#### EXERCISE AIM:
From the entries below, please gather each line containing the string "that".

#### EXERCISE INPUT:
****************************************

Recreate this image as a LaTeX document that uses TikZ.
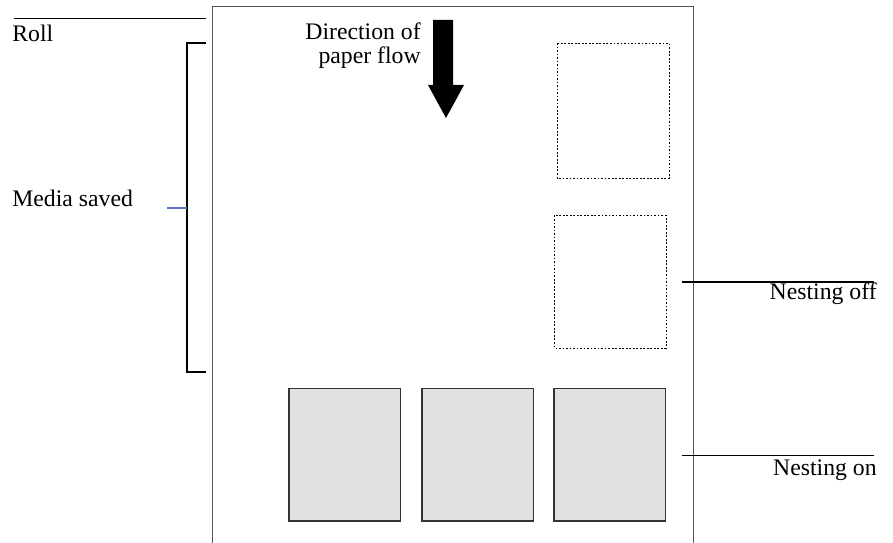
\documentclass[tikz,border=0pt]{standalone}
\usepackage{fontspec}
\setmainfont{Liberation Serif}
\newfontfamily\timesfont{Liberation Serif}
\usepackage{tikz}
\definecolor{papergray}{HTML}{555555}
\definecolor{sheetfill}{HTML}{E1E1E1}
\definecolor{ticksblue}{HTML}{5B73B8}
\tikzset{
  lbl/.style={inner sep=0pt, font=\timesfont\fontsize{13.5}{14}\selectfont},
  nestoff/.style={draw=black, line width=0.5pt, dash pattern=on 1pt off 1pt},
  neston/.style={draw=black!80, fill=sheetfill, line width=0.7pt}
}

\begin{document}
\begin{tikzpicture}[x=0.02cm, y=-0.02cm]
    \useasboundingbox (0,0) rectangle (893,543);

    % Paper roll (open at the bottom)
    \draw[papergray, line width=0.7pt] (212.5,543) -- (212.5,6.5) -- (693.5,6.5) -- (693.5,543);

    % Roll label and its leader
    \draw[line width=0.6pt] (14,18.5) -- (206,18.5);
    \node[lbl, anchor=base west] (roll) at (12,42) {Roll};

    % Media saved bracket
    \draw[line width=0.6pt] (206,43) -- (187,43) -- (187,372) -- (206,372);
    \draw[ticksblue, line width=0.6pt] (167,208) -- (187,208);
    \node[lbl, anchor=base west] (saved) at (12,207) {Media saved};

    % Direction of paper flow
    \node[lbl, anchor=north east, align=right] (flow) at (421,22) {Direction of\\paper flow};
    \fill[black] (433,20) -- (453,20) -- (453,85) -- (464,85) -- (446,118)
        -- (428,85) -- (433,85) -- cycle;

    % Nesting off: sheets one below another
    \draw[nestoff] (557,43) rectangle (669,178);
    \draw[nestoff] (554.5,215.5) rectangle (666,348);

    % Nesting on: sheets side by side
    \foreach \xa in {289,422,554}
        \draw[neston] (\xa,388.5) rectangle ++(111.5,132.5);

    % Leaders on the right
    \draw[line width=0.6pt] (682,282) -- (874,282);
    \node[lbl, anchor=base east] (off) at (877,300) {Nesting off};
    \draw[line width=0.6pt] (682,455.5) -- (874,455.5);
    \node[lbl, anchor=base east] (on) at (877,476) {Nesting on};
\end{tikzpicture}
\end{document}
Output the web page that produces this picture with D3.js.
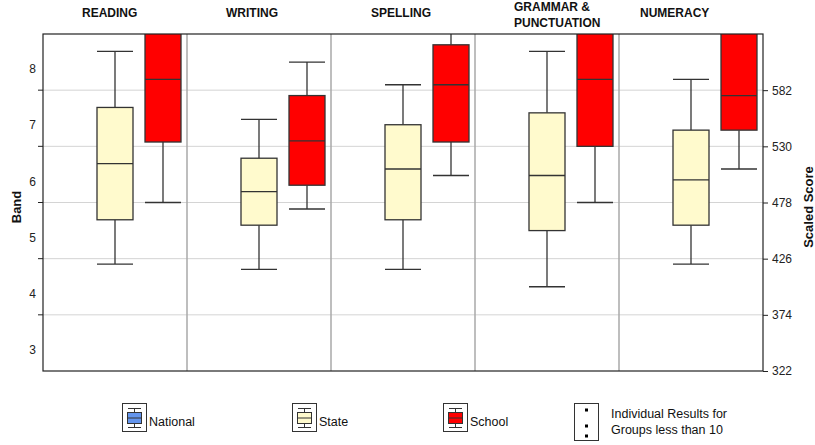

****************************************

#### ANSWER TO THE TASK:
Recreate this image as a LaTeX document that uses TikZ.
Output the web page that produces this picture with D3.js.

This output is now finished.